I've heard some fine preaching this Easter season. Not once has someone taken on the obvious question, however. The one about Jesus actually being raised, I mean. I hear a lot of preaching. Sundays plus every day at chapel. Saturday is a merciful break from the barrage of 'good news.' Phew. If I have to find ways to see metaphorical 'resurrection' in my life or in the world around me one more time, I think I'll keel over in need of some actual raising.

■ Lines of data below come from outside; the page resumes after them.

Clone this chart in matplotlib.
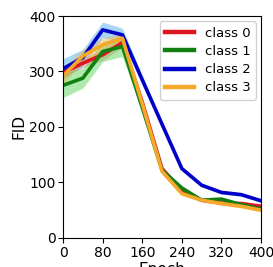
import matplotlib
matplotlib.use('Agg')
import matplotlib.pyplot as plt
import numpy as np

epochs = [0, 40, 80, 120, 160, 200, 240, 280, 320, 360, 400]

fid_class0 = [298, 315, 330, 352, 245, 125, 84, 68, 63, 62, 57]
fid_class1 = [275, 288, 336, 345, 235, 122, 90, 68, 70, 60, 52]
fid_class2 = [305, 325, 375, 366, 285, 205, 125, 95, 82, 78, 67]
fid_class3 = [292, 328, 348, 360, 242, 120, 80, 68, 62, 57, 50]

sd_class0 = [8, 8, 10, 8, 6, 5, 4, 3, 3, 3, 3]
sd_class1 = [22, 18, 18, 18, 8, 5, 4, 3, 3, 3, 3]
sd_class2 = [18, 15, 14, 12, 8, 5, 4, 3, 3, 3, 3]
sd_class3 = [14, 12, 12, 10, 8, 5, 4, 3, 3, 3, 3]

labels = ['class 0', 'class 1', 'class 2', 'class 3']
means = [fid_class0, fid_class1, fid_class2, fid_class3]
sds = [sd_class0, sd_class1, sd_class2, sd_class3]
line_colors = ['#e0141e', '#118011', '#0000c8', '#f5a82a']
band_colors = ['#f08080', '#4cd24c', '#3aa8f0', '#f5b040']

fig = plt.figure(figsize=(2.73, 2.67), dpi=100)
ax = fig.add_axes([0.231, 0.109, 0.725, 0.831])

for m, s, lab, lc, bc in zip(means, sds, labels, line_colors, band_colors):
    m = np.array(m); s = np.array(s)
    ax.fill_between(epochs, m - s, m + s, color=bc, alpha=0.45, lw=0)
    ax.plot(epochs, m, color=lc, lw=2.6, label=lab)

ax.set_xlim(0, 400); ax.set_ylim(0, 400)
ax.set_xticks(range(0, 401, 80))
ax.set_yticks(range(0, 401, 100))
ax.tick_params(labelsize=10, length=3.5, pad=2)
ax.set_ylabel('FID', fontsize=11, labelpad=2)
# the reference shows this label clipped by the bottom edge
ax.set_xlabel('Epoch', fontsize=11, labelpad=2)

leg = ax.legend(loc='upper right', fontsize=9.5, handlelength=2.2, borderpad=0.4,
                labelspacing=0.4, handletextpad=0.8, framealpha=0.9,
                borderaxespad=0.4)
for h in leg.get_lines():
    h.set_linewidth(3.2)

fig.savefig('out.png', dpi=100, facecolor='white')
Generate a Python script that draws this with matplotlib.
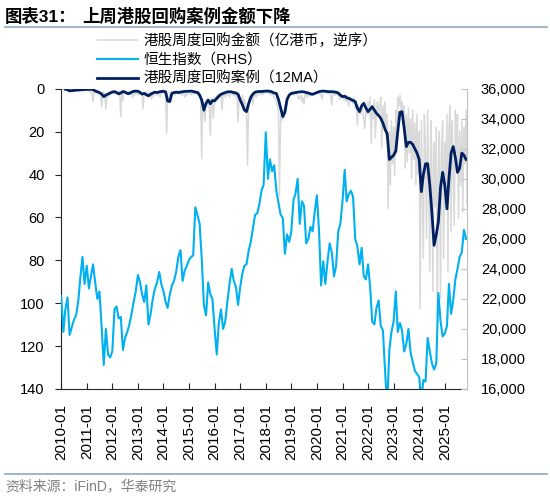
# -*- coding: utf-8 -*-
import pandas as pd
import matplotlib
matplotlib.use("Agg")
import matplotlib.pyplot as plt
import matplotlib.dates as mdates
from matplotlib.lines import Line2D
from matplotlib.ticker import FuncFormatter, MultipleLocator

plt.rcParams['font.family'] = ['Liberation Sans', 'Noto Sans CJK SC']

buyback_amt = [
    0, 0.3, 0.5, 0.2, 1, 0.5, 0.3, 1.5, 0.5, 0.2, 0.8, 0.3, 0.5, 1, 0.3, 0.2, 0.5, 1.2, 0.4, 0.3, 0.6, 0.2, 0.5, 0.8,  # 2010
    0.5, 1, 0.8, 1.5, 1, 2, 6, 1.5, 2, 1, 2.5, 1.2, 1.8, 3, 8.4, 2, 1.5, 3, 9.5, 2.5, 4, 2, 3, 1.5,                 # 2011
    1, 2, 0.8, 1.5, 2, 1, 2.5, 1, 13, 2, 5.5, 1.5, 1, 2, 1.5, 3, 1, 2.5, 1.5, 4, 2, 1, 3, 1.5,                      # 2012
    1.5, 3, 1, 2, 2.5, 9.2, 2, 3, 1.5, 4, 2, 1.5, 3, 5, 2, 3.5, 1.5, 2, 3, 1.5, 2.5, 4, 1.5, 2,                     # 2013
    2, 1.5, 3, 20.8, 4, 6, 3, 2, 1.5, 2.5, 1.5, 3, 2, 1.5, 2.5, 1, 2, 3, 1.5, 2.5, 4, 2, 3, 2.5,                    # 2014
    2, 1.5, 3, 2, 1.5, 2.5, 1, 2, 1.5, 3, 2, 4, 32.5, 6, 9, 15.4, 7, 5, 8, 6, 21.6, 5, 7, 13.8,                     # 2015
    4, 6, 3, 5, 2.5, 4, 3, 10, 3, 2, 4, 2.5, 3, 2, 4, 2, 1.5, 3, 2, 3.5, 2, 4, 15.4, 5,                             # 2016
    4, 6, 3, 8, 5, 7, 12, 35.6, 6, 4, 5, 3, 7.6, 3, 2, 4, 2.5, 2, 3, 1.5, 2, 3, 1.5, 2,                             # 2017
    1.5, 2, 1, 2.5, 1.5, 3, 2, 3, 4, 5, 6, 8, 10, 50, 12, 15, 10, 14, 8.7, 6, 5, 4, 3, 2.5,                         # 2018
    2, 1.5, 3, 2, 1.5, 2.5, 3, 5, 4, 3, 6, 4, 7.2, 3, 2.5, 4, 3, 2, 3.5, 2, 3, 2.5, 2, 1.5,                         # 2019
    1.5, 2, 1, 2.5, 3, 5, 2, 1.5, 2, 1, 2.5, 1.5, 2, 3, 7.6, 2, 1.5, 3, 2, 2.5, 3, 4, 5, 3,                         # 2020
    3, 5, 4, 6, 3, 5, 8, 4, 6, 5, 7, 4, 9, 6, 16.9, 8, 10, 12, 7, 9, 14, 18.5, 10, 12,                              # 2021
    6, 12, 4, 25.5, 8, 14, 5, 23, 10, 6, 12, 9, 4, 27.8, 8, 18, 6, 22, 12, 55.8, 20, 44.9, 15, 35,                  # 2022
    18, 40.3, 10, 30, 4, 8, 3, 10, 6, 15, 8, 37.1, 12, 34, 9, 30, 14, 41.8, 10, 33, 16, 44.9, 12, 40,               # 2023
    20, 102.5, 15, 45, 79.2, 12, 30, 69.8, 10, 40, 85.4, 15, 35, 94.7, 25, 55, 18, 107, 40, 20, 97.8, 30, 15, 79.2, # 2024
    25, 50, 12, 85.4, 20, 8, 66.7, 15, 35, 63.6, 10, 30, 12, 60.5, 20, 45, 15, 57.4, 18, 35, 10, 54.2,              # 2025
]

# Hang Seng index, monthly (RHS)
hsi = [
    22200, 19800, 21300, 22100, 19600, 20100, 20600, 20900, 21800, 23400, 24800, 23000,  # 2010
    24200, 22700, 23500, 24300, 23100, 22000, 22500, 20200, 17600, 20000, 18300, 18100,  # 2011
    18500, 21300, 21500, 20700, 20800, 18600, 19400, 19800, 20300, 21000, 21800, 22500,  # 2012
    23600, 23100, 22300, 21800, 22900, 20300, 21000, 22000, 22700, 23100, 23800, 23000,  # 2013
    22500, 21800, 21400, 22300, 22900, 23200, 23800, 24800, 25250, 23200, 23900, 24200,  # 2014
    24600, 24800, 24900, 28100, 27600, 27000, 24700, 21600, 20900, 23100, 22300, 22000,  # 2015
    20000, 18300, 20400, 21300, 20000, 20500, 21800, 23000, 24000, 23200, 22800, 21600,  # 2016
    22800, 23700, 24200, 24300, 25200, 25800, 26700, 27600, 27700, 28300, 29200, 29600,  # 2017
    33100, 30000, 31300, 30500, 30900, 29200, 28400, 27600, 27400, 25000, 26300, 25800,  # 2018
    26500, 28600, 29000, 30000, 27000, 28500, 28200, 25700, 26000, 26800, 26500, 27800,  # 2019
    28900, 26500, 22900, 24500, 23000, 24500, 25700, 25100, 23500, 24200, 26500, 27000,  # 2020
    28500, 30600, 28500, 29000, 29200, 28800, 26000, 25500, 24300, 25400, 23500, 23300,  # 2021
    24300, 22700, 20500, 20300, 21400, 21900, 20200, 19900, 17200, 14800, 18600, 19800,  # 2022
    20500, 22500, 19800, 20400, 19900, 18500, 19000, 20000, 18400, 17800, 17200, 17000,  # 2023
    16800, 15300, 16600, 16500, 19400, 18500, 17700, 17300, 17700, 22400, 20500, 19500,  # 2024
    19700, 20200, 23000, 21000, 21900, 23300, 24000, 24800, 25100, 26600, 26000,         # 2025
]

# buyback cases, 12-week moving average, monthly from 2010-03
buyback_ma = [
    0.2, 0.5, 1.0, 0.9, 0.8, 0.7, 0.6, 0.5, 0.5, 0.4,                    # 2010 (Mar-Dec)
    0.3, 0.3, 0.2, 0.5, 1.0, 1.4, 1.8, 2.5, 3.7, 3.0, 2.5, 2.0,          # 2011
    1.6, 1.4, 1.8, 2.4, 2.0, 1.3, 1.6, 2.2, 2.2, 1.6, 1.2, 1.1,          # 2012
    1.2, 1.8, 2.5, 2.2, 2.8, 3.3, 2.6, 2.0, 1.6, 1.8, 1.5, 1.3,          # 2013
    1.2, 1.5, 5.7, 6.0, 2.2, 1.8, 1.6, 1.8, 1.6, 1.4, 1.3, 1.2,          # 2014
    1.2, 1.1, 1.3, 1.6, 1.7, 3.0, 5.3, 10.0, 6.8, 5.3, 7.0, 5.5,         # 2015
    5.7, 4.5, 3.5, 2.6, 2.2, 1.8, 1.5, 1.4, 1.5, 1.8, 2.0, 2.6,          # 2016
    5.3, 7.5, 9.9, 10.7, 7.0, 4.0, 2.5, 1.6, 1.4, 1.3, 1.3, 1.2,         # 2017
    1.1, 1.1, 1.2, 1.5, 2.0, 2.2, 5.0, 9.0, 13.0, 11.0, 5.0, 3.0,        # 2018
    2.2, 2.0, 1.8, 1.6, 1.5, 1.4, 1.5, 1.8, 2.0, 2.4, 2.6, 2.2,          # 2019
    1.8, 1.4, 1.2, 1.1, 1.2, 1.3, 1.4, 1.4, 1.5, 1.6, 2.0, 3.0,          # 2020
    3.7, 3.5, 4.2, 4.5, 5.0, 5.5, 6.0, 9.0, 10.7, 8.0, 6.8, 9.0,         # 2021
    10.7, 9.5, 8.4, 10.0, 11.5, 12.5, 13.8, 16.0, 19.0, 21.0, 33.0, 32.0, # 2022
    31.0, 29.0, 20.0, 11.0, 10.7, 18.5, 27.0, 25.0, 25.0, 26.0, 28.0, 30.0, # 2023
    33.0, 48.0, 40.0, 35.0, 35.0, 45.0, 58.0, 73.0, 68.0, 62.0, 46.0, 39.0, # 2024
    45.0, 56.0, 42.0, 30.0, 27.0, 32.0, 39.0, 37.0, 30.0, 31.0, 33.0,     # 2025
]

amt_dates = pd.date_range('2010-01-01', periods=len(buyback_amt), freq='SMS')
hsi_dates = pd.date_range('2010-01-01', periods=len(hsi), freq='MS')
ma_dates = pd.date_range('2010-03-01', periods=len(buyback_ma), freq='MS')

label_amt = '港股周度回购金额（亿港币，逆序）'
label_hsi = '恒生指数（RHS）'
label_ma = '港股周度回购案例（12MA）'

W, H = 550, 496
fig = plt.figure(figsize=(W / 100, H / 100), dpi=100)
ax = fig.add_axes([61.2 / W, 1 - 389 / H, (467 - 61.2) / W, (389 - 88.7) / H])
ax2 = ax.twinx()

l1, = ax.plot(amt_dates, buyback_amt, color='#D9D9D9', lw=1.1, zorder=1)
l3, = ax.plot(ma_dates, buyback_ma, color='#002060', lw=2.0, zorder=2)
l2, = ax2.plot(hsi_dates, hsi, color='#00B0F0', lw=1.5)

ax.set_ylim(140, 0)
ax.yaxis.set_major_locator(MultipleLocator(20))
ax2.set_ylim(16000, 36000)
ax2.yaxis.set_major_locator(MultipleLocator(2000))
ax2.yaxis.set_major_formatter(FuncFormatter(lambda v, p: f'{v:,.0f}'))

ax.set_xlim(pd.Timestamp('2010-01-01'), pd.Timestamp('2025-11-14'))
ax.xaxis.set_major_locator(mdates.YearLocator())
ax.xaxis.set_major_formatter(mdates.DateFormatter('%Y-%m'))

for a in (ax, ax2):
    a.spines['top'].set_visible(False)
ax.spines['right'].set_visible(False)
ax2.spines['left'].set_visible(False)
ax2.spines['bottom'].set_visible(False)
ax2.spines['right'].set_color('#BFBFBF')
ax.spines['left'].set_color('#262626')
ax.spines['bottom'].set_color('#262626')

ax.tick_params(axis='y', direction='out', length=4, pad=8, labelsize=10.5, color='#262626')
ax.tick_params(axis='x', direction='in', length=4, pad=11, labelsize=11, color='#262626',
               labelrotation=90)
ax2.tick_params(axis='y', direction='in', length=4, pad=10, labelsize=10.5, color='#BFBFBF')

fig.legend([l1, l2, l3], [label_amt, label_hsi, label_ma], loc='upper left',
           bbox_to_anchor=(97 / W, 1 - 33 / H), frameon=False, fontsize=10.5,
           handlelength=2.8, handletextpad=0.4, labelspacing=0.34,
           borderpad=0, borderaxespad=0)

# title and footer
fig.text(5 / W, 1 - 16 / H, '图表31：', fontsize=12.5, fontweight='bold', va='center')
fig.text(82 / W, 1 - 16 / H, '上周港股回购案例金额下降', fontsize=12.5, fontweight='bold', va='center')
fig.add_artist(Line2D([5 / W, 547 / W], [1 - 27 / H] * 2, color='#8EA9C1', lw=1.2))
fig.add_artist(Line2D([5 / W, 547 / W], [1 - 474 / H] * 2, color='#8EA9C1', lw=1.2))
fig.text(5 / W, 1 - 486 / H, '资料来源：iFinD，华泰研究', fontsize=10, color='#808080', va='center')

fig.savefig('out.png', dpi=100)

I sort of expect it from the more or less liberal Protestant leaning of the Christian tribe in which I have grown up and live now as a pastor and teacher (Lutheran, if you don't know). Yesterday, however, it really hit me. This thing has to be dealt with head on because Jesus won't let us get a way with turning his resurrection into a metaphor. In the Gospel from Luke yesterday:
"Now, let me ask you something profound yet troubling. If you became believers because you trusted the proclamation that Christ is alive, risen from the dead, how can you let people say that there is no such thing as a resurrection? If there's no resurrection, there's no living Christ. And face it—if there's no resurrection for Christ, everything we've told you is smoke and mirrors, and everything you've staked your life on is smoke and mirrors."
I used to take a line from the creed I had trouble believing and find a book about it to read for Lent. One year, the line was "I believe in the resurrection of the body". I read a little book by Ruben Alves, a Brazilian poet and theologian, titled I Believe in the Resurrection of the Body (Fortress, 1986). I mostly don't remember his arguments, although I remember being very moved by the book as a whole. However, one thing has stuck with me. He made the connection between the suffering of the poor in Latin America and the promise of the resurrection in such a way that I felt like doubting it was a luxury of the well-off. Those whose bodies were torn apart by repressive regimes in the 1970s and 1980s (Chile, for example, or Alves' own Brazil) don't want a metaphorical resurrection, a spiritual 'Spring' in which to bloom. No, Alves wrote so hauntingly and powerfully, the promise is actually a resurrection of the body.
Anon, and peace,
Chris
Amen. Let us not mock God with metaphor (Updike).
Posted by: Tom Welch | April 27, 2009 at 07:56 AM
Thanks Chris, this was a refreshing read! I say Amen.
Posted by: Nina | April 27, 2009 at 11:16 AM
But what can be said to those who simply do not believe in a literal resurrection? They are inside and outside our churches. I don't see how preaching Christ risen, flesh and bones, helps those seeking to make sense out of their confusing life. I agree that the resurrection can be dressed in flowery metaphor which never really addresses or invites us into this unsettling Easter proclamation that a dead guy got up and now what? But solely preaching Christ's physical/literal resurrection will leave many saying, "But I don't know that I believe that." The question for me ends up being: how can we enter into that wonder and those questions without landing on one side or the other, which will inevitably leave some with a sense of meaninglessness surrounding the resurrection.